Your task: Set down the material below word for word, excluding the pictures.

====== Data provided ======

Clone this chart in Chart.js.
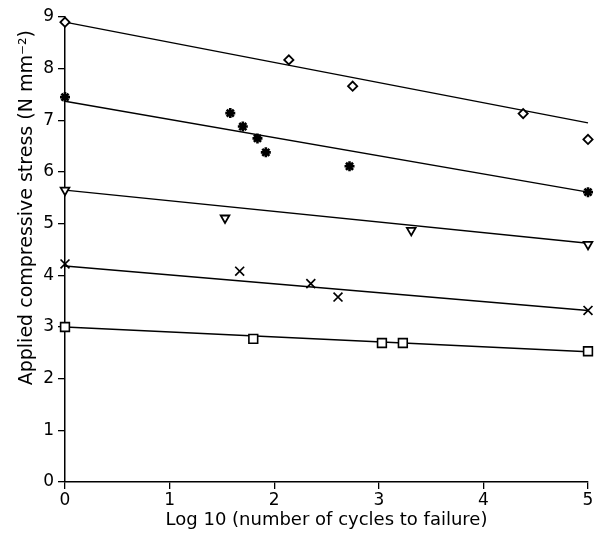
<!DOCTYPE html>
<html>
<head>
<meta charset="utf-8">
<script src="https://cdn.jsdelivr.net/npm/chart.js@4/dist/chart.umd.min.js"></script>
<style>
html,body{margin:0;padding:0;background:#fff;}
#wrap{width:605px;height:549px;position:relative;}
</style>
</head>
<body>
<div id="wrap"><canvas id="c" width="605" height="549"></canvas></div>
<script>
// Data
const diamondX = [0, 2.14, 2.75, 4.38, 5.0];
const diamondY = [8.9, 8.17, 7.66, 7.13, 6.63];
const asteriskX = [0, 1.58, 1.70, 1.84, 1.92, 2.72, 5.0];
const asteriskY = [7.45, 7.14, 6.88, 6.65, 6.38, 6.11, 5.61];
const triangleX = [0, 1.53, 3.31, 5.0];
const triangleY = [5.65, 5.11, 4.87, 4.60];
const crossX = [0, 1.67, 2.35, 2.61, 5.0];
const crossY = [4.22, 4.08, 3.84, 3.58, 3.32];
const squareX = [0, 1.80, 3.03, 3.23, 5.0];
const squareY = [3.0, 2.77, 2.69, 2.69, 2.53];
// fitted lines: value at x = 0 and at x = 5
const fitX = [0, 5];
const fitStart = [8.9, 7.37, 5.65, 4.18, 3.0];
const fitEnd = [6.95, 5.61, 4.62, 3.32, 2.52];
const xTicks = [0, 1, 2, 3, 4, 5];
const yTicks = [0, 1, 2, 3, 4, 5, 6, 7, 8, 9];
const xTitle = 'Log 10 (number of cycles to failure)';
const yTitle = 'Applied compressive stress (N mm\u207B\u00B2)';

const pts = (xs, ys) => xs.map((x, i) => ({x: x, y: ys[i]}));

const datasets = [];
fitStart.forEach((s, i) => {
  datasets.push({
    type: 'line',
    data: pts(fitX, [s, fitEnd[i]]),
    borderColor: '#000',
    borderWidth: 1.4,
    pointRadius: 0,
    fill: false,
    clip: false,
    order: 2
  });
});
function marker(xs, ys, style, r, bw, fill, rot) {
  return {
    type: 'scatter',
    data: pts(xs, ys),
    pointStyle: style,
    pointRadius: r,
    pointBorderWidth: bw,
    pointBorderColor: '#000',
    pointBackgroundColor: fill,
    pointRotation: rot || 0,
    clip: false,
    order: 1
  };
}
datasets.push(marker(diamondX, diamondY, 'rectRot', 4.6, 1.8, '#fff'));
datasets.push(marker(asteriskX, asteriskY, 'star', 5, 2.6, '#000'));
datasets.push(marker(triangleX, triangleY, 'triangle', 5, 1.8, '#fff', 180));
datasets.push(marker(crossX, crossY, 'crossRot', 6.3, 1.7, '#000'));
datasets.push(marker(squareX, squareY, 'rect', 6.2, 1.6, '#fff'));

const FAM = '"DejaVu Sans", "Liberation Sans", Arial, sans-serif';
const tickFont = {family: FAM, size: 17};
const xTitleFont = {family: FAM, size: 18};

// y-axis title drawn as real text, placed where the reference has it
const yTitlePlugin = {
  id: 'yTitle',
  afterDraw(chart) {
    const ctx = chart.ctx;
    const area = chart.chartArea;
    ctx.save();
    ctx.translate(27, area.top + (area.bottom - area.top) * 0.41);
    ctx.rotate(-Math.PI / 2);
    ctx.font = '19px ' + FAM;
    ctx.fillStyle = '#000';
    ctx.textAlign = 'center';
    ctx.textBaseline = 'middle';
    ctx.fillText(yTitle, 0, 0);
    ctx.restore();
  }
};

new Chart(document.getElementById('c'), {
  type: 'scatter',
  data: {datasets: datasets},
  plugins: [yTitlePlugin],
  options: {
    responsive: false,
    animation: false,
    events: [],
    layout: {padding: {top: 17, right: 17, left: 0, bottom: 0}},
    plugins: {legend: {display: false}, tooltip: {enabled: false}},
    scales: {
      x: {
        type: 'linear', min: 0, max: 5,
        afterBuildTicks: s => { s.ticks = xTicks.map(v => ({value: v})); },
        afterFit: s => { s.height = 67; },
        grid: {drawOnChartArea: false, drawTicks: true, tickLength: 7, color: '#000', lineWidth: 1.3},
        border: {color: '#000', width: 1.5},
        ticks: {color: '#000', font: tickFont, padding: 1, maxRotation: 0},
        title: {display: true, text: xTitle, color: '#000', font: xTitleFont, padding: {top: 0, bottom: 18}}
      },
      y: {
        type: 'linear', min: 0, max: 9,
        afterBuildTicks: s => { s.ticks = yTicks.map(v => ({value: v})); },
        afterFit: s => { s.width = 65; },
        grid: {drawOnChartArea: false, drawTicks: true, tickLength: 7, color: '#000', lineWidth: 1.3},
        border: {color: '#000', width: 1.5},
        ticks: {color: '#000', font: tickFont, padding: 4},
        title: {display: false}
      }
    }
  }
});
</script>
</body>
</html>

======

Response to the exercise:
Clone this chart in Chart.js.
<!DOCTYPE html>
<html>
<head>
<meta charset="utf-8">
<script src="https://cdn.jsdelivr.net/npm/chart.js@4/dist/chart.umd.min.js"></script>
<style>
html,body{margin:0;padding:0;background:#fff;}
#wrap{width:605px;height:549px;position:relative;}
</style>
</head>
<body>
<div id="wrap"><canvas id="c" width="605" height="549"></canvas></div>
<script>
// Data
const diamondX = [0, 2.14, 2.75, 4.38, 5.0];
const diamondY = [8.9, 8.17, 7.66, 7.13, 6.63];
const asteriskX = [0, 1.58, 1.70, 1.84, 1.92, 2.72, 5.0];
const asteriskY = [7.45, 7.14, 6.88, 6.65, 6.38, 6.11, 5.61];
const triangleX = [0, 1.53, 3.31, 5.0];
const triangleY = [5.65, 5.11, 4.87, 4.60];
const crossX = [0, 1.67, 2.35, 2.61, 5.0];
const crossY = [4.22, 4.08, 3.84, 3.58, 3.32];
const squareX = [0, 1.80, 3.03, 3.23, 5.0];
const squareY = [3.0, 2.77, 2.69, 2.69, 2.53];
// fitted lines: value at x = 0 and at x = 5
const fitX = [0, 5];
const fitStart = [8.9, 7.37, 5.65, 4.18, 3.0];
const fitEnd = [6.95, 5.61, 4.62, 3.32, 2.52];
const xTicks = [0, 1, 2, 3, 4, 5];
const yTicks = [0, 1, 2, 3, 4, 5, 6, 7, 8, 9];
const xTitle = 'Log 10 (number of cycles to failure)';
const yTitle = 'Applied compressive stress (N mm\u207B\u00B2)';

const pts = (xs, ys) => xs.map((x, i) => ({x: x, y: ys[i]}));

const datasets = [];
fitStart.forEach((s, i) => {
  datasets.push({
    type: 'line',
    data: pts(fitX, [s, fitEnd[i]]),
    borderColor: '#000',
    borderWidth: 1.4,
    pointRadius: 0,
    fill: false,
    clip: false,
    order: 2
  });
});
function marker(xs, ys, style, r, bw, fill, rot) {
  return {
    type: 'scatter',
    data: pts(xs, ys),
    pointStyle: style,
    pointRadius: r,
    pointBorderWidth: bw,
    pointBorderColor: '#000',
    pointBackgroundColor: fill,
    pointRotation: rot || 0,
    clip: false,
    order: 1
  };
}
datasets.push(marker(diamondX, diamondY, 'rectRot', 4.6, 1.8, '#fff'));
datasets.push(marker(asteriskX, asteriskY, 'star', 5, 2.6, '#000'));
datasets.push(marker(triangleX, triangleY, 'triangle', 5, 1.8, '#fff', 180));
datasets.push(marker(crossX, crossY, 'crossRot', 6.3, 1.7, '#000'));
datasets.push(marker(squareX, squareY, 'rect', 6.2, 1.6, '#fff'));

const FAM = '"DejaVu Sans", "Liberation Sans", Arial, sans-serif';
const tickFont = {family: FAM, size: 17};
const xTitleFont = {family: FAM, size: 18};

// y-axis title drawn as real text, placed where the reference has it
const yTitlePlugin = {
  id: 'yTitle',
  afterDraw(chart) {
    const ctx = chart.ctx;
    const area = chart.chartArea;
    ctx.save();
    ctx.translate(27, area.top + (area.bottom - area.top) * 0.41);
    ctx.rotate(-Math.PI / 2);
    ctx.font = '19px ' + FAM;
    ctx.fillStyle = '#000';
    ctx.textAlign = 'center';
    ctx.textBaseline = 'middle';
    ctx.fillText(yTitle, 0, 0);
    ctx.restore();
  }
};

new Chart(document.getElementById('c'), {
  type: 'scatter',
  data: {datasets: datasets},
  plugins: [yTitlePlugin],
  options: {
    responsive: false,
    animation: false,
    events: [],
    layout: {padding: {top: 17, right: 17, left: 0, bottom: 0}},
    plugins: {legend: {display: false}, tooltip: {enabled: false}},
    scales: {
      x: {
        type: 'linear', min: 0, max: 5,
        afterBuildTicks: s => { s.ticks = xTicks.map(v => ({value: v})); },
        afterFit: s => { s.height = 67; },
        grid: {drawOnChartArea: false, drawTicks: true, tickLength: 7, color: '#000', lineWidth: 1.3},
        border: {color: '#000', width: 1.5},
        ticks: {color: '#000', font: tickFont, padding: 1, maxRotation: 0},
        title: {display: true, text: xTitle, color: '#000', font: xTitleFont, padding: {top: 0, bottom: 18}}
      },
      y: {
        type: 'linear', min: 0, max: 9,
        afterBuildTicks: s => { s.ticks = yTicks.map(v => ({value: v})); },
        afterFit: s => { s.width = 65; },
        grid: {drawOnChartArea: false, drawTicks: true, tickLength: 7, color: '#000', lineWidth: 1.3},
        border: {color: '#000', width: 1.5},
        ticks: {color: '#000', font: tickFont, padding: 4},
        title: {display: false}
      }
    }
  }
});
</script>
</body>
</html>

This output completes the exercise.